In one case, Moreno pleaded with then-Cardinal Joseph Ratzinger, now Pope Benedict XVI, for help in removing the Rev. Michael Teta, who was convicted by the church in 1997 of five crimes including sexual solicitation in the confessional.
“I make this plea to you to assist me in every way you can to expedite this case, because the accused was a priest in whom I had great confidence at one time, but who, unfortunately, worked among our former seminarians, and, terrible to say, evidently corrupted many of them,” Moreno wrote in an April 1997 letter to Ratzinger.
Ratzinger’s office oversaw Teta’s case because the crimes allegedly occurred in the confessional. His office did not handle the case of the other priest, Monsignor Robert C. Trupia, until 2001, when jurisdiction over such cases changed.
Teta’s case, Moreno wrote, had already gone on for seven years. Teta was first suspended in 1990.
Teta and Trupia were defrocked in 2004. The diocese suspended Trupia in 1992 after a Tucson mother told the diocese her young son had been sexually abused by Trupia.
The diocese did not notify police about allegations against Trupia until 2000, when mandatory- reporting policies were adopted here.

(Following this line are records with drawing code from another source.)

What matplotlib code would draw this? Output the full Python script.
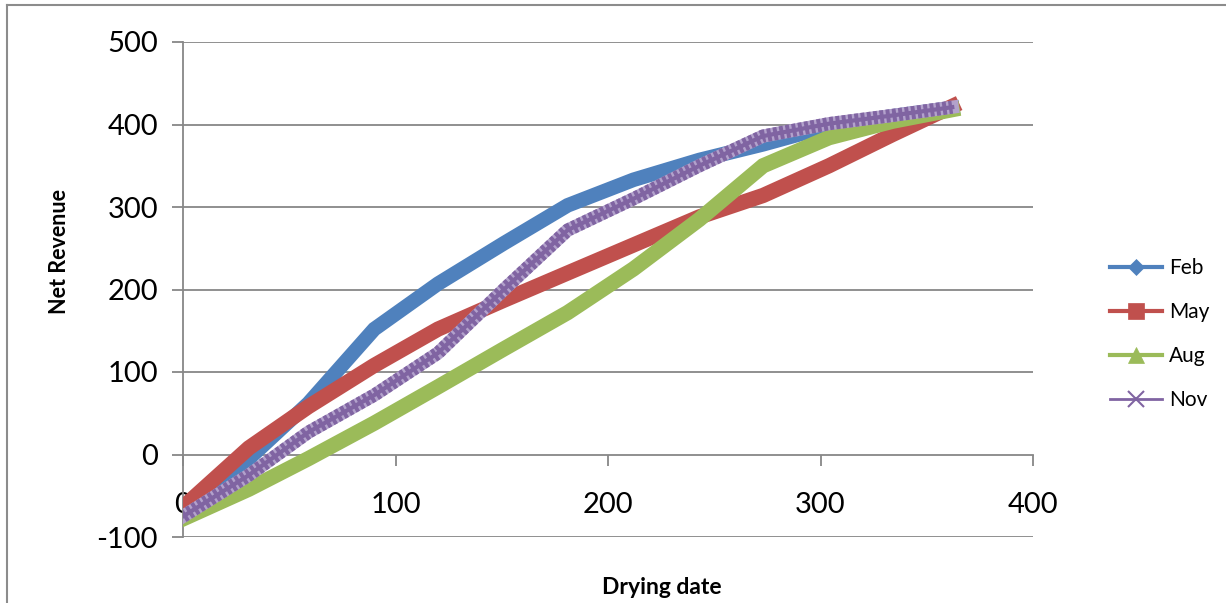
import matplotlib
matplotlib.use("Agg")
from matplotlib import pyplot as plt
from matplotlib.lines import Line2D

# drying date (day of year) and net revenue per series
days = [0, 31, 59, 90, 120, 151, 181, 212, 243, 273, 304, 334, 362]
feb = [-70, -5, 62, 152, 207, 256, 302, 333, 357, 376, 398, 410, 420]
may = [-64, 8, 58, 108, 152, 187, 220, 254, 288, 314, 350, 388, 422]
aug = [-78, -42, -5, 38, 82, 128, 172, 225, 285, 350, 384, 404, 418]
nov = [-75, -25, 27, 72, 123, 200, 272, 310, 350, 386, 401, 411, 421]

names = ["Feb", "May", "Aug", "Nov"]
colors = ["#4F81BD", "#C0504D", "#9BBB59", "#8064A2"]
mk = ["D", "s", "^", "x"]

xticks = [0, 100, 200, 300, 400]
yticks = [-100, 0, 100, 200, 300, 400, 500]

plt.rcParams['font.family'] = ['Lato', 'DejaVu Sans']

fig = plt.figure(figsize=(12.26, 6.03), dpi=100)
ax = fig.add_axes([183/1226, 1 - 537/603, (1033-183)/1226, (537-42)/603])

grid = "#878787"
ax.set_xlim(0, 400)
ax.set_ylim(-100, 500)
for y in yticks:
    if y != 0:
        ax.axhline(y, color=grid, lw=1.3, zorder=1)

lw = 10.5
ax.plot(days, feb, color=colors[0], lw=lw, solid_joinstyle='miter', zorder=3)
ax.plot(days, may, color=colors[1], lw=lw + 0.5, solid_joinstyle='miter', zorder=4)
ax.plot(days, aug, color=colors[2], lw=lw + 0.5, solid_joinstyle='miter', zorder=5)
# Nov: dense x markers look like a striped band
ax.plot(days, nov, color="#b3a2cc", lw=lw - 1, zorder=6)
ax.plot(days, nov, color=colors[3], lw=lw - 1, linestyle=(0, (0.3, 0.18)),
        dash_capstyle='butt', zorder=7)
ax.plot(days, nov, color=colors[3], lw=3, zorder=8)

# axes styling (Excel look)
for s in ["top", "right"]:
    ax.spines[s].set_visible(False)
ax.spines["bottom"].set_position(("data", 0))
ax.spines["bottom"].set_color(grid)
ax.spines["left"].set_color(grid)
ax.spines["bottom"].set_linewidth(1.3)
ax.spines["left"].set_linewidth(1.3)
ax.spines["bottom"].set_zorder(2)
ax.spines["left"].set_zorder(2)

ax.set_xticks(xticks)
ax.set_yticks(yticks)
ax.set_xticklabels([str(v) for v in xticks])
ax.set_yticklabels([str(v) for v in yticks])
ax.tick_params(axis='x', direction='out', length=8, width=1.3, color=grid,
               pad=19, labelsize=21)
ax.tick_params(axis='y', direction='out', length=8, width=1.3, color=grid,
               pad=10, labelsize=21)

fig.text(60/1226, 1 - 252/603, "Net Revenue", rotation=90, ha='center',
         va='center', fontsize=15.5, fontweight='bold')
fig.text(662/1226, 1 - 587/603, "Drying date", ha='center', va='center',
         fontsize=16.5, fontweight='bold')

handles = []
for n, c, m in zip(names, colors, mk):
    handles.append(Line2D([], [], color=c, lw=3 if m != "x" else 2, marker=m,
                          markersize=11 if m != "D" else 8,
                          markeredgewidth=1.5 if m == "x" else 0.5,
                          markeredgecolor=c, label=n))
fig.legend(handles=handles, loc='center left',
           bbox_to_anchor=(1102/1226, 1 - 334/603), frameon=False,
           fontsize=15, handlelength=2.5, handletextpad=0.3, labelspacing=1.15,
           borderaxespad=0)

# chart area border (left and top edges visible)
fig.add_artist(Line2D([7/1226, 7/1226], [0, 1 - 5/603], color="#8c8c8c",
                      lw=1.5, transform=fig.transFigure))
fig.add_artist(Line2D([7/1226, 1], [1 - 5/603, 1 - 5/603], color="#8c8c8c",
                      lw=1.5, transform=fig.transFigure))

fig.savefig("out.png", dpi=100)
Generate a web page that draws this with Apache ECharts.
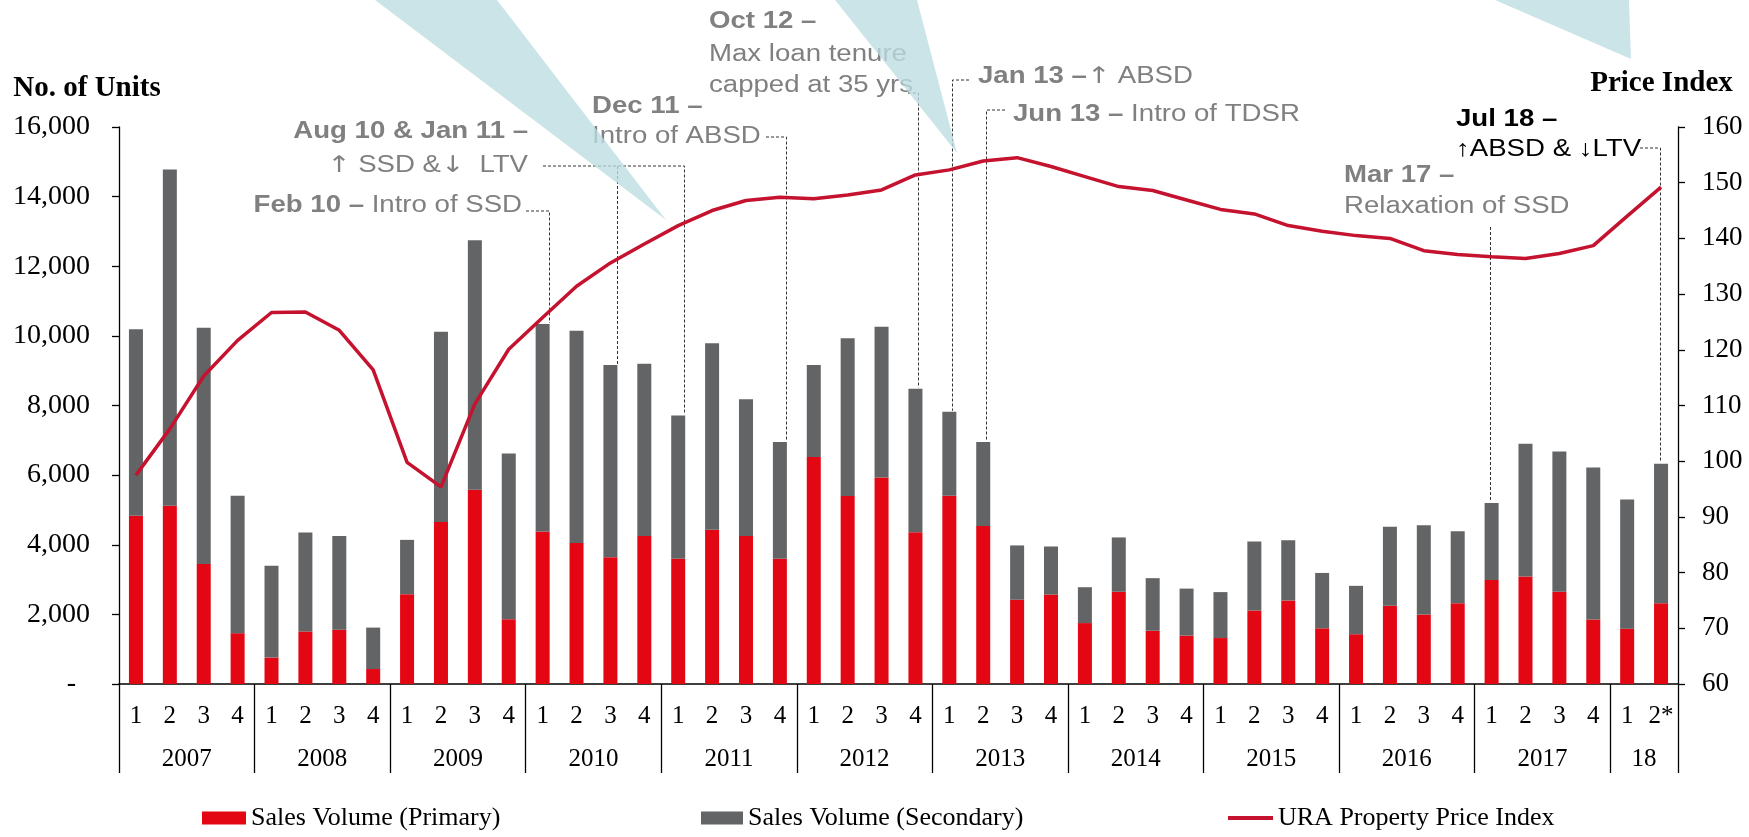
<!DOCTYPE html>
<html>
<head>
<meta charset="utf-8">
<script src="https://cdn.jsdelivr.net/npm/echarts@6/dist/echarts.min.js"></script>
<style>
html,body{margin:0;padding:0;background:#fff;}
#c{width:1749px;height:837px;}
</style>
</head>
<body>
<div id="c"></div>
<script>
// ---------------- DATA ----------------
const quarterLabels = ['1','2','3','4','1','2','3','4','1','2','3','4','1','2','3','4',
  '1','2','3','4','1','2','3','4','1','2','3','4','1','2','3','4',
  '1','2','3','4','1','2','3','4','1','2','3','4','1','2*'];
const yearLabels = ['2007','2008','2009','2010','2011','2012','2013','2014','2015','2016','2017','18'];
const yearQuarterCounts = [4,4,4,4,4,4,4,4,4,4,4,2];

const primarySales = [
  4830, 5120, 3450, 1460,
  760, 1510, 1560, 430,
  2580, 4650, 5580, 1860,
  4380, 4050, 3640, 4250,
  3600, 4430, 4250, 3600,
  6520, 5400, 5930, 4360,
  5410, 4540, 2420, 2570,
  1750, 2650, 1530, 1390,
  1320, 2110, 2400, 1600,
  1430, 2250, 2000, 2320,
  2990, 3090, 2650, 1850,
  1590, 2320
];
const secondarySales = [
  5360, 9660, 6780, 3950,
  2640, 2840, 2690, 1190,
  1560, 5470, 7170, 4760,
  5960, 6100, 5520, 4950,
  4110, 5360, 3930, 3350,
  2640, 4530, 4330, 4120,
  2410, 2410, 1560, 1380,
  1030, 1560, 1510, 1350,
  1320, 1980, 1730, 1590,
  1390, 2270, 2560, 2070,
  2210, 3810, 4030, 4370,
  3710, 4010
];
const priceIndex = [
  97.5, 105.8, 115.3, 121.7,
  126.7, 126.8, 123.5, 116.4,
  99.8, 95.4, 110.3, 120.1,
  125.8, 131.4, 135.6, 139.0,
  142.3, 145.0, 146.8, 147.4,
  147.1, 147.8, 148.7, 151.4,
  152.3, 153.9, 154.5, 152.9,
  151.1, 149.3, 148.6, 146.9,
  145.2, 144.4, 142.3, 141.3,
  140.5, 140.0, 137.8, 137.1,
  136.7, 136.4, 137.3, 138.7,
  144.0, 149.2
];

// ---------------- LAYOUT / STYLE ----------------
const SERIF = '"Liberation Serif","Times New Roman",serif';
const SANS = '"Liberation Sans",Arial,sans-serif';
const ARROW = '"DejaVu Sans","Liberation Sans",sans-serif';
const GRAY_TXT = '#808080';
const RED = '#e30613', DARK = '#636466', LINE_RED = '#c4122f';

const boundaries = [0];
yearQuarterCounts.forEach(c => boundaries.push(boundaries[boundaries.length - 1] + c));
const yearCenters = yearQuarterCounts.map((c, i) => boundaries[i] + c / 2);

function fmtUnits(v) {
  if (v === 0) return '-  ';
  return String(v).replace(/\B(?=(\d{3})+(?!\d))/g, ',');
}

const chart = echarts.init(document.getElementById('c'), null, {renderer: 'canvas'});

const legendText = {fontFamily: SERIF, fontSize: 26, color: '#000'};
const option = {
  animation: false,
  backgroundColor: '#fff',
  grid: {left: 119, right: 71, top: 127, bottom: 153, containLabel: false, outerBoundsMode: 'none'},
  legend: [
    {data: [{name: 'Sales Volume (Primary)', icon: 'rect'}], left: 202, top: 805, padding: 0,
     itemWidth: 44, itemHeight: 13, selectedMode: false, textStyle: legendText},
    {data: [{name: 'Sales Volume (Secondary)', icon: 'rect'}], left: 701, top: 805, padding: 0,
     itemWidth: 42, itemHeight: 13, selectedMode: false, textStyle: legendText},
    {data: [{name: 'URA Property Price Index', icon: 'rect'}], left: 1228, top: 805, padding: 0,
     itemWidth: 45, itemHeight: 4, selectedMode: false, textStyle: legendText}
  ],
  xAxis: [
    {
      type: 'category', data: quarterLabels, boundaryGap: true, position: 'bottom',
      axisLine: {show: true, onZero: false, lineStyle: {color: '#000', width: 1.5}},
      axisTick: {show: false},
      axisLabel: {interval: 0, margin: 20, color: '#000', fontFamily: SERIF, fontSize: 25},
      splitLine: {show: false}
    },
    {
      type: 'value', min: 0, max: boundaries[boundaries.length - 1], position: 'bottom',
      axisLine: {show: false}, splitLine: {show: false},
      axisTick: {show: true, customValues: boundaries, length: 89, inside: false,
                 lineStyle: {color: '#000', width: 1.3}},
      axisLabel: {customValues: yearCenters, margin: 63, color: '#000', fontFamily: SERIF, fontSize: 25,
                  formatter: v => { const k = yearCenters.indexOf(v); return k >= 0 ? yearLabels[k] : ''; }}
    }
  ],
  yAxis: [
    {
      type: 'value', min: 0, max: 16000, interval: 2000, position: 'left',
      name: 'No. of Units', nameLocation: 'end', nameGap: 24,
      nameTextStyle: {fontFamily: SERIF, fontWeight: 'bold', fontSize: 29, color: '#000', padding: [0, 64, 0, 0]},
      axisLine: {show: true, lineStyle: {color: '#000', width: 1.3}},
      axisTick: {show: true, inside: false, length: 7, lineStyle: {color: '#000', width: 1.3}},
      axisLabel: {margin: 29, color: '#000', fontFamily: SERIF, fontSize: 28, formatter: fmtUnits},
      splitLine: {show: false}
    },
    {
      type: 'value', min: 60, max: 160, interval: 10, position: 'right',
      name: 'Price Index', nameLocation: 'end', nameGap: 29,
      nameTextStyle: {fontFamily: SERIF, fontWeight: 'bold', fontSize: 29, color: '#000', padding: [0, 33, 0, 0]},
      axisLine: {show: true, lineStyle: {color: '#000', width: 1.3}},
      axisTick: {show: true, inside: false, length: 7, lineStyle: {color: '#000', width: 1.3}},
      axisLabel: {margin: 24, color: '#000', fontFamily: SERIF, fontSize: 27},
      splitLine: {show: false}
    }
  ],
  series: [
    {name: 'Sales Volume (Primary)', type: 'bar', stack: 'vol', data: primarySales,
     barWidth: 14, itemStyle: {color: RED}},
    {name: 'Sales Volume (Secondary)', type: 'bar', stack: 'vol', data: secondarySales,
     barWidth: 14, itemStyle: {color: DARK}},
    {name: 'URA Property Price Index', type: 'line', yAxisIndex: 1, data: priceIndex,
     symbol: 'none', showSymbol: false, z: 5,
     lineStyle: {color: LINE_RED, width: 3.5}, itemStyle: {color: LINE_RED}}
  ]
};
chart.setOption(option);

// ---------------- ANNOTATIONS ----------------
const FS = 23, SX = 1.2;
const rich = {
  b: {fontFamily: SANS, fontWeight: 'bold', fontSize: FS, fill: GRAY_TXT, color: GRAY_TXT},
  r: {fontFamily: SANS, fontWeight: 'normal', fontSize: FS, fill: GRAY_TXT, color: GRAY_TXT},
  a: {fontFamily: ARROW, fontWeight: 'normal', fontSize: FS, fill: GRAY_TXT, color: GRAY_TXT},
  k: {fontFamily: SANS, fontWeight: 'bold', fontSize: FS, fill: '#000', color: '#000'},
  kr: {fontFamily: SANS, fontWeight: 'normal', fontSize: FS, fill: '#000', color: '#000'}
};
const notes = [
  {x: 528, y: 132, align: 'right', text: '{b|Aug 10 & Jan 11 –}'},
  {x: 528, y: 166, align: 'right', text: '{a|↑}{r| SSD &}{a|↓}{r|  LTV}'},
  {x: 522, y: 206, align: 'right', text: '{b|Feb 10 –}{r| Intro of SSD}'},
  {x: 592, y: 107, align: 'left', text: '{b|Dec 11 –}'},
  {x: 592, y: 137, align: 'left', text: '{r|Intro of ABSD}'},
  {x: 709, y: 22, align: 'left', text: '{b|Oct 12 –}'},
  {x: 709, y: 55, align: 'left', text: '{r|Max loan tenure}'},
  {x: 709, y: 86, align: 'left', text: '{r|capped at 35 yrs}'},
  {x: 978, y: 77, align: 'left', text: '{b|Jan 13 –}{a|↑}{r| ABSD}'},
  {x: 1013, y: 115, align: 'left', text: '{b|Jun 13 –}{r| Intro of TDSR}'},
  {x: 1344, y: 176, align: 'left', text: '{b|Mar 17 –}'},
  {x: 1344, y: 207, align: 'left', text: '{r|Relaxation of SSD}'},
  {x: 1456, y: 120, align: 'left', text: '{k|Jul 18 –}'},
  {x: 1456, y: 150, align: 'left', text: '{kr|↑ABSD & ↓LTV}'}
];
// leader lines: bar index, pixel offset from bar centre, top y, optional horizontal segment end
const leaders = [
  {idx: 12, dx: 6, top: 211, hx: 526},
  {idx: 14, dx: 7, top: 166},
  {idx: 16, dx: 6, top: 166, hx: 543},
  {idx: 19, dx: 6, top: 137, hx: 766},
  {idx: 23, dx: 3, top: 93, hx: 908},
  {idx: 24, dx: 3, top: 80, hx: 969},
  {idx: 25, dx: 3, top: 110, hx: 1005},
  {idx: 40, dx: -2, top: 227},
  {idx: 45, dx: -1, top: 148, hx: 1640}
];
const wedges = [
  [[375, 0], [497, 0], [666, 220]],
  [[835, 0], [917, 0], [957, 153]],
  [[1495, 0], [1629, 0], [1631, 59]]
];

const graphics = [];
const dash = {stroke: '#333', lineWidth: 1, lineDash: [3, 2]};
leaders.forEach(l => {
  const total = primarySales[l.idx] + secondarySales[l.idx];
  const p = chart.convertToPixel({seriesIndex: 0}, [l.idx, total]);
  const x = Math.round(p[0] + l.dx) + 0.5;
  const yb = p[1] - 1;
  const pts = [];
  if (l.hx !== undefined) pts.push([l.hx, l.top]);
  pts.push([x, l.top]);
  pts.push([x, yb]);
  graphics.push({type: 'polyline', z: 1, silent: true, shape: {points: pts}, style: Object.assign({fill: null}, dash)});
});
notes.forEach(n => {
  graphics.push({
    type: 'text', x: n.x, y: n.y, scaleX: SX, scaleY: 1, originX: 0, originY: 0, z: 50, silent: true,
    style: {text: n.text, rich: rich, fontFamily: SANS, fontSize: FS, fill: GRAY_TXT,
            align: n.align, verticalAlign: 'middle'}
  });
});
wedges.forEach(w => {
  graphics.push({type: 'polygon', z: 100, silent: true, shape: {points: w},
                 style: {fill: 'rgba(188,220,226,0.78)', stroke: null}});
});
chart.setOption({graphic: graphics});
</script>
</body>
</html>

Benedict has been criticized recently for mishandling abuse cases as head of the Congregation for the Doctrine of the Faith – the Vatican department charged with guarding church principles – and as archbishop of Munich, Germany. In one instance, he allegedly halted a church trial of a Milwaukee priest accused of molesting as many as 200 deaf boys between 1950 and 1975.
Tucson Bishop Gerald F. Kicanas said delays in cases here were not due to any Vatican office, including Ratzinger’s.
“The frustration that you can sense in (Moreno’s) letter, when put in the context of the delays experienced in our diocese, clearly refers to the challenges of getting the case resolved locally and did not refer to a frustration with the Congregation for the Doctrine of the Faith,” Kicanas wrote in an e-mail response to Star questions.